> [Requirement]: Nothing but the lines from the top of the data to the line holding "const rvfIdY = [-2.30, -2.95, -3.50];" should be printed, word for word and both ends included; leave the pictures out.

=====

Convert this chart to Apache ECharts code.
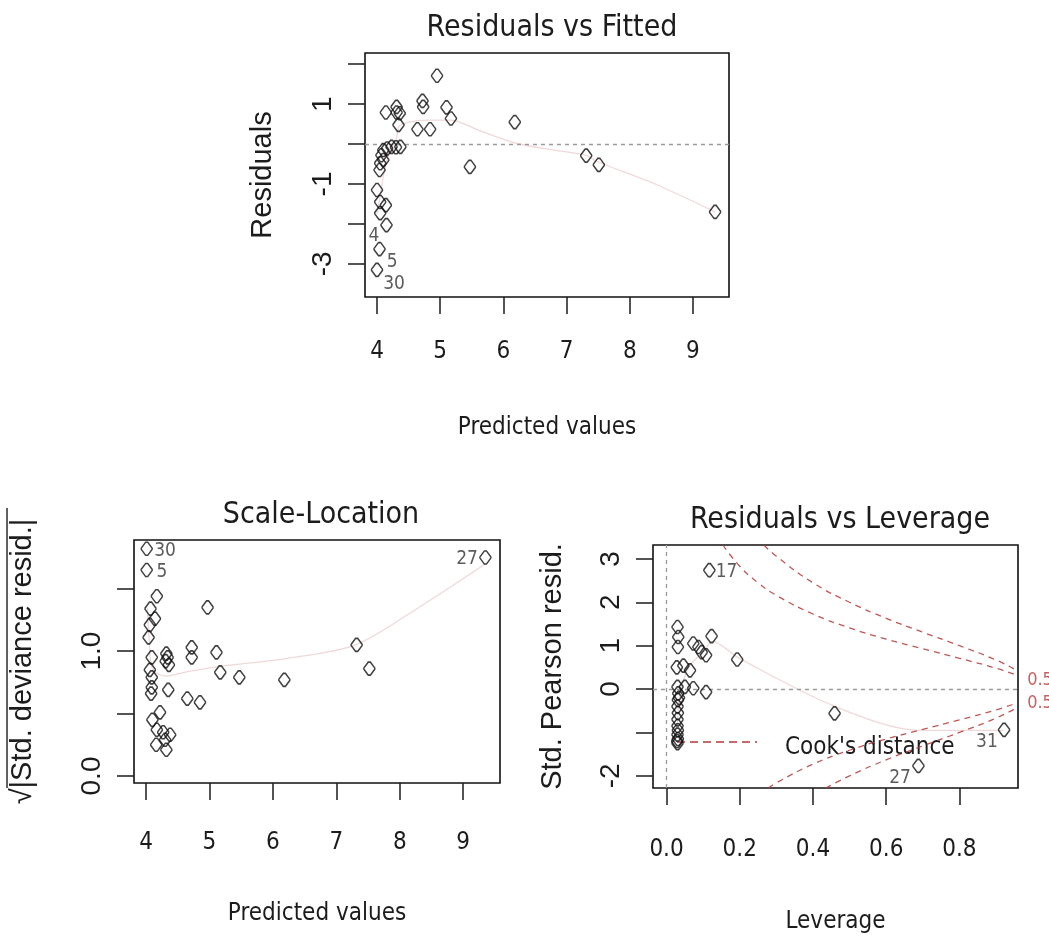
<!DOCTYPE html>
<html>
<head>
<meta charset="utf-8">
<script src="https://cdn.jsdelivr.net/npm/echarts@6/dist/echarts.min.js"></script>
<style>
  html, body { margin: 0; padding: 0; background: #ffffff; }
  #chart { width: 1049px; height: 942px; }
</style>
</head>
<body>
<div id="chart"></div>
<script>
// ---------- Residuals vs Fitted ----------
const fittedTicks = [4, 5, 6, 7, 8, 9];
const residTicks = [-3, -2, -1, 0, 1, 2];
const residTickLabels = [-3, -1, 1];
const rvfFitted = [4.95, 4.72, 4.73, 5.10, 5.17, 4.64, 4.84, 4.14, 4.31, 4.31, 4.36, 4.34,
  5.47, 6.18, 7.31, 7.51, 9.35, 4.37, 4.30, 4.23, 4.16, 4.10, 4.07, 4.05, 4.04, 4.10,
  4.00, 4.05, 4.14, 4.05, 4.15, 4.04, 4.00];
const rvfResid = [1.71, 1.08, 0.93, 0.92, 0.64, 0.37, 0.37, 0.79, 0.93, 0.79, 0.77, 0.48,
  -0.57, 0.55, -0.29, -0.52, -1.70, -0.07, -0.08, -0.07, -0.11, -0.15, -0.28, -0.48, -0.65, -0.40,
  -1.15, -1.45, -1.53, -1.73, -2.03, -2.63, -3.15];
const rvfSmoothX = [4.00, 4.05, 4.10, 4.15, 4.20, 4.30, 4.35, 4.50, 4.80, 5.17, 5.60, 6.20, 6.80, 7.30, 7.50, 8.40, 9.35];
const rvfSmoothY = [-1.75, -1.30, -0.80, -0.45, -0.20, 0.10, 0.45, 0.55, 0.60, 0.60, 0.35, 0.02, -0.15, -0.28, -0.45, -1.00, -1.70];
const rvfIds = ['4', '5', '30'];
const rvfIdX = [3.95, 4.24, 4.27];
const rvfIdY = [-2.30, -2.95, -3.50];

// ---------- Scale-Location ----------
const rootTicks = [0, 0.5, 1, 1.5];
const rootTickLabels = [0, 1];
const slFitted = [4.01, 4.01, 4.17, 4.97, 4.07, 4.14, 4.06, 4.04, 4.72, 4.72, 5.11, 4.32, 4.34,
  4.31, 4.36, 4.09, 4.06, 4.09, 5.17, 5.47, 6.18, 4.35, 4.09, 4.08, 4.65, 4.85, 4.22, 4.10,
  4.17, 4.27, 4.38, 4.30, 4.16, 4.32, 9.35, 7.32, 7.52];
const slRoot = [1.82, 1.65, 1.44, 1.35, 1.34, 1.26, 1.21, 1.11, 1.03, 0.95, 0.99, 0.98, 0.95,
  0.92, 0.89, 0.95, 0.85, 0.79, 0.83, 0.79, 0.77, 0.69, 0.71, 0.66, 0.62, 0.59, 0.51, 0.45,
  0.37, 0.35, 0.33, 0.29, 0.25, 0.21, 1.75, 1.05, 0.86];
const slSmoothX = [4.02, 4.05, 4.10, 4.30, 4.70, 5.20, 6.20, 7.30, 8.30, 9.35];
const slSmoothY = [1.35, 1.10, 0.86, 0.80, 0.84, 0.88, 0.94, 1.05, 1.35, 1.70];
const slIds = ['30', '5', '27'];
const slIdX = [4.30, 4.25, 9.06];
const slIdY = [1.80, 1.63, 1.74];

// ---------- Residuals vs Leverage ----------
const levTicks = [0, 0.2, 0.4, 0.6, 0.8];
const pearsonTicks = [-2, -1, 0, 1, 2, 3];
const pearsonTickLabels = [-2, 0, 1, 2, 3];
const levH = [0.117, 0.030, 0.032, 0.031, 0.123, 0.073, 0.087, 0.096, 0.108, 0.193, 0.028,
  0.046, 0.064, 0.073, 0.108, 0.459, 0.922, 0.688, 0.030, 0.032, 0.031, 0.030, 0.031, 0.030,
  0.030, 0.031, 0.030, 0.031, 0.030, 0.029, 0.034, 0.050];
const levR = [2.74, 1.43, 1.20, 0.97, 1.22, 1.05, 0.97, 0.85, 0.78, 0.68, 0.50,
  0.54, 0.43, 0.02, -0.07, -0.56, -0.94, -1.77, 0.05, -0.10, -0.25, -0.40, -0.55, -0.70,
  -0.85, -0.95, -1.05, -1.15, -1.25, -1.20, -0.20, 0.05];
const levSmoothX = [0.030, 0.035, 0.060, 0.100, 0.125, 0.200, 0.460, 0.690, 0.920];
const levSmoothY = [-0.90, -0.20, 0.50, 0.85, 1.10, 0.70, -0.40, -0.95, -0.95];
const levIds = ['17', '31', '27'];
const levIdX = [0.164, 0.875, 0.638];
const levIdY = [2.70, -1.23, -2.04];
// Cook's distance contours (levels 0.5 and 1), upper and lower branches
const cookUp05H = [0.154, 0.20, 0.25, 0.30, 0.40, 0.50, 0.60, 0.70, 0.80, 0.90, 0.95];
const cookUp05R = [3.32, 2.83, 2.45, 2.16, 1.73, 1.41, 1.15, 0.93, 0.71, 0.48, 0.34];
const cookUp1H = [0.266, 0.30, 0.40, 0.50, 0.60, 0.70, 0.80, 0.90, 0.95];
const cookUp1R = [3.32, 3.06, 2.45, 2.00, 1.63, 1.31, 1.00, 0.67, 0.46];
const cookLo05H = [0.278, 0.30, 0.40, 0.50, 0.60, 0.70, 0.80, 0.90, 0.95];
const cookLo05R = [-2.28, -2.16, -1.73, -1.41, -1.15, -0.93, -0.71, -0.48, -0.34];
const cookLo1H = [0.435, 0.50, 0.60, 0.70, 0.80, 0.90, 0.95];
const cookLo1R = [-2.28, -2.00, -1.63, -1.31, -1.00, -0.67, -0.46];
const cookLevelLabels = ['0.5', '0.5'];
const cookLabelH = [0.985, 0.985];
const cookLabelR = [0.20, -0.34];

// ---------- styling ----------
const FONT_N = "'Liberation Sans Narrow','Arial Narrow','DejaVu Sans Condensed',sans-serif";
const FONT_R = "'Liberation Sans',Arial,sans-serif";
const INK = '#1c1c1c';
const RED = '#b33b3b';
const POINT = 'path://M4,0 L6,0 L10,5.5 L10,6.5 L6,12 L4,12 L0,6.5 L0,5.5 Z';

const zip = (xs, ys) => xs.map((x, i) => [x, ys[i]]);

function xAxis(gi, min, max, ticks, fmt, labelMargin, name, nameGap) {
  return {
    type: 'value', gridIndex: gi, min, max,
    axisLine: { show: false, onZero: false },
    splitLine: { show: false },
    axisTick: { show: true, length: 17, customValues: ticks, lineStyle: { color: INK, width: 1.5 } },
    axisLabel: { customValues: ticks, formatter: fmt, margin: labelMargin,
      fontFamily: FONT_N, fontSize: 24, color: INK },
    name, nameLocation: 'middle', nameGap,
    nameTextStyle: { fontFamily: FONT_N, fontSize: 24, color: INK }
  };
}
function yAxis(gi, min, max, ticks, labels, fmt, name, nameGap) {
  return {
    type: 'value', gridIndex: gi, min, max,
    axisLine: { show: false, onZero: false },
    splitLine: { show: false },
    axisTick: { show: true, length: 17, customValues: ticks, lineStyle: { color: INK, width: 1.5 } },
    axisLabel: { customValues: labels, formatter: fmt, rotate: 90, margin: 28,
      fontFamily: FONT_R, fontSize: 28, color: INK },
    name, nameLocation: 'middle', nameGap, nameRotate: 90,
    nameTextStyle: { fontFamily: FONT_R, fontSize: 29, color: INK }
  };
}
function points(xi, xs, ys) {
  return {
    type: 'scatter', xAxisIndex: xi, yAxisIndex: xi, data: zip(xs, ys),
    symbol: POINT, symbolSize: [11, 13], symbolKeepAspect: false,
    itemStyle: { color: 'none', borderColor: '#111', borderWidth: 1.5 },
    silent: true, z: 5
  };
}
function smoother(xi, xs, ys) {
  return {
    type: 'line', xAxisIndex: xi, yAxisIndex: xi, data: zip(xs, ys),
    showSymbol: false, smooth: 0.3, silent: true, z: 4,
    lineStyle: { color: RED, width: 1.3, opacity: 0.2 }
  };
}
function ids(xi, xs, ys, texts, size) {
  return {
    type: 'scatter', xAxisIndex: xi, yAxisIndex: xi, symbolSize: 0, silent: true, clip: false, z: 6,
    data: xs.map((x, i) => ({ value: [x, ys[i]], name: texts[i] })),
    label: { show: true, position: 'inside', formatter: p => p.name,
      fontFamily: FONT_N, fontSize: size, color: '#333' }
  };
}
function cook(xs, ys) {
  return {
    type: 'line', xAxisIndex: 2, yAxisIndex: 2, data: zip(xs, ys),
    showSymbol: false, smooth: true, silent: true, z: 3,
    lineStyle: { color: RED, width: 1.3, type: [6, 5], opacity: 0.85 }
  };
}
const zeroLine = (lines) => ({
  silent: true, symbol: 'none', label: { show: false },
  lineStyle: { color: '#9a9a9a', width: 1.3, type: [4, 4] },
  data: lines
});

const titleStyle = { fontFamily: FONT_N, fontSize: 30, fontWeight: 'normal', color: INK };
const gridBox = { show: true, borderColor: '#111', borderWidth: 1.6, backgroundColor: 'transparent', containLabel: false };

const option = {
  backgroundColor: '#ffffff',
  animation: false,
  title: [
    { text: 'Residuals vs Fitted', left: 547, top: 8, textAlign: 'center', textStyle: titleStyle },
    { text: 'Scale-Location', left: 316, top: 495, textAlign: 'center', textStyle: titleStyle },
    { text: 'Residuals vs Leverage', left: 835, top: 500, textAlign: 'center', textStyle: titleStyle }
  ],
  grid: [
    Object.assign({ left: 365, top: 53, width: 364, height: 244 }, gridBox),
    Object.assign({ left: 134, top: 540, width: 366, height: 243 }, gridBox),
    Object.assign({ left: 653, top: 545, width: 365, height: 243 }, gridBox)
  ],
  xAxis: [
    xAxis(0, 3.81, 9.57, fittedTicks, v => String(v), 43, 'Predicted values', 119),
    xAxis(1, 3.81, 9.58, fittedTicks, v => String(v), 48, 'Predicted values', 119),
    xAxis(2, -0.037, 0.96, levTicks, v => v.toFixed(1), 50, 'Leverage', 122)
  ],
  yAxis: [
    yAxis(0, -3.83, 2.28, residTicks, residTickLabels, v => String(v), 'Residuals', 88),
    yAxis(1, -0.056, 1.89, rootTicks, rootTickLabels, v => v.toFixed(1), '\u221A|Std. deviance resid.|', 97),
    yAxis(2, -2.28, 3.32, pearsonTicks, pearsonTickLabels, v => String(v), 'Std. Pearson resid.', 86)
  ],
  series: [
    Object.assign(points(0, rvfFitted, rvfResid), { markLine: zeroLine([{ yAxis: 0 }]) }),
    smoother(0, rvfSmoothX, rvfSmoothY),
    ids(0, rvfIdX, rvfIdY, rvfIds, 19),

    points(1, slFitted, slRoot),
    smoother(1, slSmoothX, slSmoothY),
    ids(1, slIdX, slIdY, slIds, 19),

    Object.assign(points(2, levH, levR), { markLine: zeroLine([{ yAxis: 0 }, { xAxis: 0 }]) }),
    smoother(2, levSmoothX, levSmoothY),
    ids(2, levIdX, levIdY, levIds, 19),
    cook(cookUp05H, cookUp05R),
    cook(cookUp1H, cookUp1R),
    cook(cookLo05H, cookLo05R),
    cook(cookLo1H, cookLo1R),
    {
      type: 'scatter', xAxisIndex: 2, yAxisIndex: 2, symbolSize: 0, silent: true, clip: false, z: 6,
      data: cookLabelH.map((h, i) => ({ value: [h, cookLabelR[i]], name: cookLevelLabels[i] })),
      label: { show: true, position: 'right', distance: 0, formatter: p => p.name,
        fontFamily: FONT_N, fontSize: 18, color: RED }
    }
  ],
  graphic: [
    // Cook's distance key, bottom-left of the leverage panel
    { type: 'line', shape: { x1: 677, y1: 742, x2: 757, y2: 742 }, silent: true,
      style: { stroke: RED, lineWidth: 1.6, lineDash: [8, 5] } },
    { type: 'text', x: 785, y: 748, silent: true,
      style: { text: "Cook's distance", fontFamily: FONT_N, fontSize: 24, fill: INK, verticalAlign: 'middle' } },
    // overbar of the square-root sign on the Scale-Location y title
    { type: 'line', shape: { x1: 7, y1: 508, x2: 7, y2: 788 }, silent: true,
      style: { stroke: INK, lineWidth: 1.4 } }
  ]
};

const chart = echarts.init(document.getElementById('chart'));
chart.setOption(option);
</script>
</body>
</html>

=====

> [Task response]:
Convert this chart to Apache ECharts code.
<!DOCTYPE html>
<html>
<head>
<meta charset="utf-8">
<script src="https://cdn.jsdelivr.net/npm/echarts@6/dist/echarts.min.js"></script>
<style>
  html, body { margin: 0; padding: 0; background: #ffffff; }
  #chart { width: 1049px; height: 942px; }
</style>
</head>
<body>
<div id="chart"></div>
<script>
// ---------- Residuals vs Fitted ----------
const fittedTicks = [4, 5, 6, 7, 8, 9];
const residTicks = [-3, -2, -1, 0, 1, 2];
const residTickLabels = [-3, -1, 1];
const rvfFitted = [4.95, 4.72, 4.73, 5.10, 5.17, 4.64, 4.84, 4.14, 4.31, 4.31, 4.36, 4.34,
  5.47, 6.18, 7.31, 7.51, 9.35, 4.37, 4.30, 4.23, 4.16, 4.10, 4.07, 4.05, 4.04, 4.10,
  4.00, 4.05, 4.14, 4.05, 4.15, 4.04, 4.00];
const rvfResid = [1.71, 1.08, 0.93, 0.92, 0.64, 0.37, 0.37, 0.79, 0.93, 0.79, 0.77, 0.48,
  -0.57, 0.55, -0.29, -0.52, -1.70, -0.07, -0.08, -0.07, -0.11, -0.15, -0.28, -0.48, -0.65, -0.40,
  -1.15, -1.45, -1.53, -1.73, -2.03, -2.63, -3.15];
const rvfSmoothX = [4.00, 4.05, 4.10, 4.15, 4.20, 4.30, 4.35, 4.50, 4.80, 5.17, 5.60, 6.20, 6.80, 7.30, 7.50, 8.40, 9.35];
const rvfSmoothY = [-1.75, -1.30, -0.80, -0.45, -0.20, 0.10, 0.45, 0.55, 0.60, 0.60, 0.35, 0.02, -0.15, -0.28, -0.45, -1.00, -1.70];
const rvfIds = ['4', '5', '30'];
const rvfIdX = [3.95, 4.24, 4.27];
const rvfIdY = [-2.30, -2.95, -3.50];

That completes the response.